▸ **SET EXERCISE**
Pictures don't belong in the copy; print all the records exactly.

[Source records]
⁂
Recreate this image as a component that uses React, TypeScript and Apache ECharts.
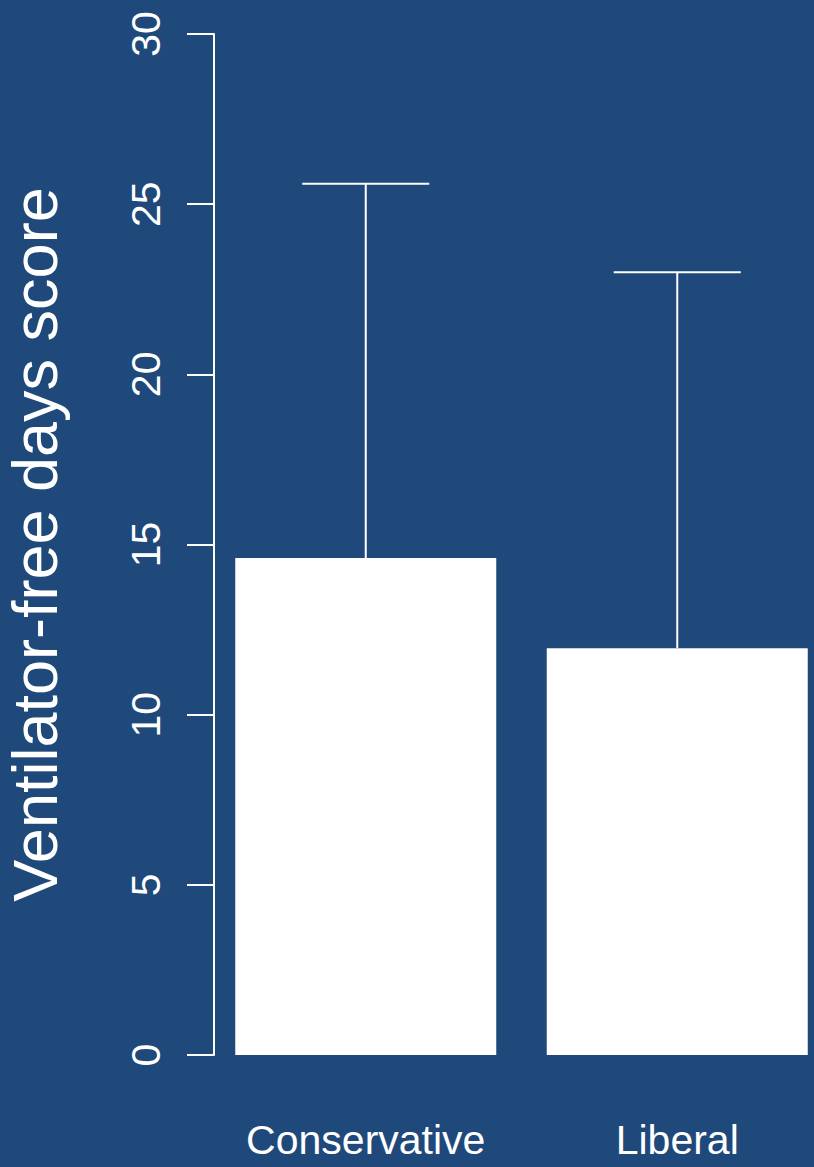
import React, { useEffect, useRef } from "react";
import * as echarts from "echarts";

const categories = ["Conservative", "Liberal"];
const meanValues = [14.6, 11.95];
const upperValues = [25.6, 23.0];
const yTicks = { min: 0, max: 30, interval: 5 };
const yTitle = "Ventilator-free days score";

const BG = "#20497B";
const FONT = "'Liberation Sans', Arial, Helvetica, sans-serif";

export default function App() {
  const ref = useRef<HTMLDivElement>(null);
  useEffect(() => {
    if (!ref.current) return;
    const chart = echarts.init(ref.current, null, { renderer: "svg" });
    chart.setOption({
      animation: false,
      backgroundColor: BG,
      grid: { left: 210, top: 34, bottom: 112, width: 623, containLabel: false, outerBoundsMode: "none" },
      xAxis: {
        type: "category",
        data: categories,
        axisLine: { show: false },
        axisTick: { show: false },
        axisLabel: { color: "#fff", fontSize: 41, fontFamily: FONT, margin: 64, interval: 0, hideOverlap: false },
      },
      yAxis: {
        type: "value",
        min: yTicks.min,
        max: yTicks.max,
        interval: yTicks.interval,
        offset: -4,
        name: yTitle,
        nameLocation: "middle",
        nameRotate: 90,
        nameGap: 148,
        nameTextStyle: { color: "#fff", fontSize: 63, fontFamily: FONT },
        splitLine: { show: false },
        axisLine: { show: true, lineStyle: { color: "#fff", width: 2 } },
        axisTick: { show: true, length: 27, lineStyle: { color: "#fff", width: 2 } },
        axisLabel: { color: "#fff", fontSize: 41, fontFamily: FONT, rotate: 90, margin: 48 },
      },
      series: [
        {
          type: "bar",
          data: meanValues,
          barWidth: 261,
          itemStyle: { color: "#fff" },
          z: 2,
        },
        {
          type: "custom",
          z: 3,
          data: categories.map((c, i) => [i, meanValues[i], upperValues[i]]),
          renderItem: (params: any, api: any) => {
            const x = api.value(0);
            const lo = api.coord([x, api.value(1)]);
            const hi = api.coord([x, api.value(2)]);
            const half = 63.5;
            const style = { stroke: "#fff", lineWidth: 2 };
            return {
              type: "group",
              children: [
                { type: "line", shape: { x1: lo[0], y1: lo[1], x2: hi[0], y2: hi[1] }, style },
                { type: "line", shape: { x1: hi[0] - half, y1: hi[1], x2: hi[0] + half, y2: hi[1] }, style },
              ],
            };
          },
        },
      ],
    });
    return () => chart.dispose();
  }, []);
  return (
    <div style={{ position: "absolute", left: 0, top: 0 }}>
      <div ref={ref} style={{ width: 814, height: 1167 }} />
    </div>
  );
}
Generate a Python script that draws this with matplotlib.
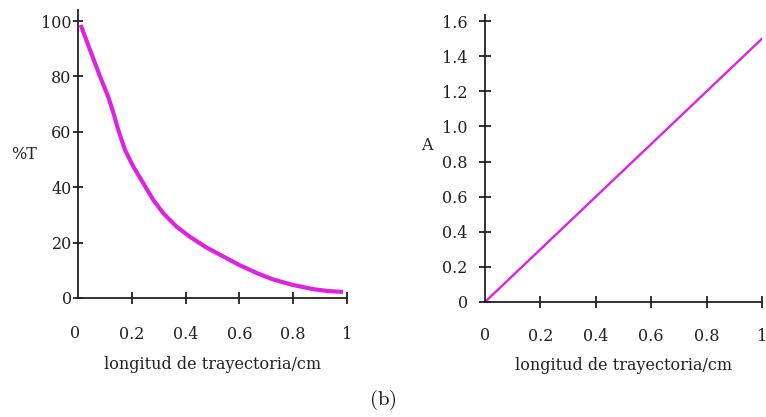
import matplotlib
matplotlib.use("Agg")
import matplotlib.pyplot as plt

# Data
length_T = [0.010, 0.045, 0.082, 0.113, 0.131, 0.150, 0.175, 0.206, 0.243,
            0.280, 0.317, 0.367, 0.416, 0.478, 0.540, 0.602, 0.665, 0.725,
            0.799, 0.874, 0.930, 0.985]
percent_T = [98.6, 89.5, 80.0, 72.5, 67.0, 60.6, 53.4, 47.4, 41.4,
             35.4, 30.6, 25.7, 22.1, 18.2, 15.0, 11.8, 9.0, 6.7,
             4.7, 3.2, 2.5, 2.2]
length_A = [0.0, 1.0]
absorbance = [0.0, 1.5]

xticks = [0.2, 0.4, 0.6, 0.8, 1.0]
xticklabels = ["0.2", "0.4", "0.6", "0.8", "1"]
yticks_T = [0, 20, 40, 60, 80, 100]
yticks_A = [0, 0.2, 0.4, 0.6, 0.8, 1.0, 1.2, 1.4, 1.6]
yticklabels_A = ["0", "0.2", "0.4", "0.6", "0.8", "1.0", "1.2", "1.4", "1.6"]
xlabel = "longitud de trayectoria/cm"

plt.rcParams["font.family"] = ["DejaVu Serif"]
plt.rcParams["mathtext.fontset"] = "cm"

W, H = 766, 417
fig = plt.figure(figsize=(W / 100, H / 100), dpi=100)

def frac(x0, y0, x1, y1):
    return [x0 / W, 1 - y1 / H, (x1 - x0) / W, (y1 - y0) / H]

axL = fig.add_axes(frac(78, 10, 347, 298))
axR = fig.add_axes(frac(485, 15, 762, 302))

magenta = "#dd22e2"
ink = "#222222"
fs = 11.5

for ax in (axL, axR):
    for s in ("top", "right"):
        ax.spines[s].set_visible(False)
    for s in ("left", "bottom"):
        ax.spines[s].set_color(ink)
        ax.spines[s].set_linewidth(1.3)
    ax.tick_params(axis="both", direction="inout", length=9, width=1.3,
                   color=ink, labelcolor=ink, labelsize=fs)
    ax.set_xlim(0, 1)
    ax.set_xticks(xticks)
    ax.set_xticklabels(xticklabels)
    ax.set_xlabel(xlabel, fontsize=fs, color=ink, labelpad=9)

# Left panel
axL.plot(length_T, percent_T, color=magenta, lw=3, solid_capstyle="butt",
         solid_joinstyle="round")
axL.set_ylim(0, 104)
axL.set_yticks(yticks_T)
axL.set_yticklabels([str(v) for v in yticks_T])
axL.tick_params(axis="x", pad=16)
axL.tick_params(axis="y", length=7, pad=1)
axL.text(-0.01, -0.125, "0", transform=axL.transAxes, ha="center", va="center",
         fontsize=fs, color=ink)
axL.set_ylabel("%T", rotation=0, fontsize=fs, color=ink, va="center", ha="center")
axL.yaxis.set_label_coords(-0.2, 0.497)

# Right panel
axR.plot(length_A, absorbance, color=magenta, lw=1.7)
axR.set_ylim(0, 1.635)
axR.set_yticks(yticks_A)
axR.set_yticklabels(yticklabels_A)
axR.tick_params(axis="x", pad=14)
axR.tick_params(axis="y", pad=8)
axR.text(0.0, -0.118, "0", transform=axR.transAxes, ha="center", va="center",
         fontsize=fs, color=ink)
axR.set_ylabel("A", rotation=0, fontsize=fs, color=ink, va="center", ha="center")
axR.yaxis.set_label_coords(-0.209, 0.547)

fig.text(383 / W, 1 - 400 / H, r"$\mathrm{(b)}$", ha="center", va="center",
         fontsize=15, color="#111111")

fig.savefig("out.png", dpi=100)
⁂
▸ **CORRECT RESULT**
Recreate this image as a component that uses React, TypeScript and Apache ECharts.
import React, { useEffect, useRef } from "react";
import * as echarts from "echarts";

const categories = ["Conservative", "Liberal"];
const meanValues = [14.6, 11.95];
const upperValues = [25.6, 23.0];
const yTicks = { min: 0, max: 30, interval: 5 };
const yTitle = "Ventilator-free days score";

const BG = "#20497B";
const FONT = "'Liberation Sans', Arial, Helvetica, sans-serif";

export default function App() {
  const ref = useRef<HTMLDivElement>(null);
  useEffect(() => {
    if (!ref.current) return;
    const chart = echarts.init(ref.current, null, { renderer: "svg" });
    chart.setOption({
      animation: false,
      backgroundColor: BG,
      grid: { left: 210, top: 34, bottom: 112, width: 623, containLabel: false, outerBoundsMode: "none" },
      xAxis: {
        type: "category",
        data: categories,
        axisLine: { show: false },
        axisTick: { show: false },
        axisLabel: { color: "#fff", fontSize: 41, fontFamily: FONT, margin: 64, interval: 0, hideOverlap: false },
      },
      yAxis: {
        type: "value",
        min: yTicks.min,
        max: yTicks.max,
        interval: yTicks.interval,
        offset: -4,
        name: yTitle,
        nameLocation: "middle",
        nameRotate: 90,
        nameGap: 148,
        nameTextStyle: { color: "#fff", fontSize: 63, fontFamily: FONT },
        splitLine: { show: false },
        axisLine: { show: true, lineStyle: { color: "#fff", width: 2 } },
        axisTick: { show: true, length: 27, lineStyle: { color: "#fff", width: 2 } },
        axisLabel: { color: "#fff", fontSize: 41, fontFamily: FONT, rotate: 90, margin: 48 },
      },
      series: [
        {
          type: "bar",
          data: meanValues,
          barWidth: 261,
          itemStyle: { color: "#fff" },
          z: 2,
        },
        {
          type: "custom",
          z: 3,
          data: categories.map((c, i) => [i, meanValues[i], upperValues[i]]),
          renderItem: (params: any, api: any) => {
            const x = api.value(0);
            const lo = api.coord([x, api.value(1)]);
            const hi = api.coord([x, api.value(2)]);
            const half = 63.5;
            const style = { stroke: "#fff", lineWidth: 2 };
            return {
              type: "group",
              children: [
                { type: "line", shape: { x1: lo[0], y1: lo[1], x2: hi[0], y2: hi[1] }, style },
                { type: "line", shape: { x1: hi[0] - half, y1: hi[1], x2: hi[0] + half, y2: hi[1] }, style },
              ],
            };
          },
        },
      ],
    });
    return () => chart.dispose();
  }, []);
  return (
    <div style={{ position: "absolute", left: 0, top: 0 }}>
      <div ref={ref} style={{ width: 814, height: 1167 }} />
    </div>
  );
}
Generate a Python script that draws this with matplotlib.
import matplotlib
matplotlib.use("Agg")
import matplotlib.pyplot as plt

# Data
length_T = [0.010, 0.045, 0.082, 0.113, 0.131, 0.150, 0.175, 0.206, 0.243,
            0.280, 0.317, 0.367, 0.416, 0.478, 0.540, 0.602, 0.665, 0.725,
            0.799, 0.874, 0.930, 0.985]
percent_T = [98.6, 89.5, 80.0, 72.5, 67.0, 60.6, 53.4, 47.4, 41.4,
             35.4, 30.6, 25.7, 22.1, 18.2, 15.0, 11.8, 9.0, 6.7,
             4.7, 3.2, 2.5, 2.2]
length_A = [0.0, 1.0]
absorbance = [0.0, 1.5]

xticks = [0.2, 0.4, 0.6, 0.8, 1.0]
xticklabels = ["0.2", "0.4", "0.6", "0.8", "1"]
yticks_T = [0, 20, 40, 60, 80, 100]
yticks_A = [0, 0.2, 0.4, 0.6, 0.8, 1.0, 1.2, 1.4, 1.6]
yticklabels_A = ["0", "0.2", "0.4", "0.6", "0.8", "1.0", "1.2", "1.4", "1.6"]
xlabel = "longitud de trayectoria/cm"

plt.rcParams["font.family"] = ["DejaVu Serif"]
plt.rcParams["mathtext.fontset"] = "cm"

W, H = 766, 417
fig = plt.figure(figsize=(W / 100, H / 100), dpi=100)

def frac(x0, y0, x1, y1):
    return [x0 / W, 1 - y1 / H, (x1 - x0) / W, (y1 - y0) / H]

axL = fig.add_axes(frac(78, 10, 347, 298))
axR = fig.add_axes(frac(485, 15, 762, 302))

magenta = "#dd22e2"
ink = "#222222"
fs = 11.5

for ax in (axL, axR):
    for s in ("top", "right"):
        ax.spines[s].set_visible(False)
    for s in ("left", "bottom"):
        ax.spines[s].set_color(ink)
        ax.spines[s].set_linewidth(1.3)
    ax.tick_params(axis="both", direction="inout", length=9, width=1.3,
                   color=ink, labelcolor=ink, labelsize=fs)
    ax.set_xlim(0, 1)
    ax.set_xticks(xticks)
    ax.set_xticklabels(xticklabels)
    ax.set_xlabel(xlabel, fontsize=fs, color=ink, labelpad=9)

# Left panel
axL.plot(length_T, percent_T, color=magenta, lw=3, solid_capstyle="butt",
         solid_joinstyle="round")
axL.set_ylim(0, 104)
axL.set_yticks(yticks_T)
axL.set_yticklabels([str(v) for v in yticks_T])
axL.tick_params(axis="x", pad=16)
axL.tick_params(axis="y", length=7, pad=1)
axL.text(-0.01, -0.125, "0", transform=axL.transAxes, ha="center", va="center",
         fontsize=fs, color=ink)
axL.set_ylabel("%T", rotation=0, fontsize=fs, color=ink, va="center", ha="center")
axL.yaxis.set_label_coords(-0.2, 0.497)

# Right panel
axR.plot(length_A, absorbance, color=magenta, lw=1.7)
axR.set_ylim(0, 1.635)
axR.set_yticks(yticks_A)
axR.set_yticklabels(yticklabels_A)
axR.tick_params(axis="x", pad=14)
axR.tick_params(axis="y", pad=8)
axR.text(0.0, -0.118, "0", transform=axR.transAxes, ha="center", va="center",
         fontsize=fs, color=ink)
axR.set_ylabel("A", rotation=0, fontsize=fs, color=ink, va="center", ha="center")
axR.yaxis.set_label_coords(-0.209, 0.547)

fig.text(383 / W, 1 - 400 / H, r"$\mathrm{(b)}$", ha="center", va="center",
         fontsize=15, color="#111111")

fig.savefig("out.png", dpi=100)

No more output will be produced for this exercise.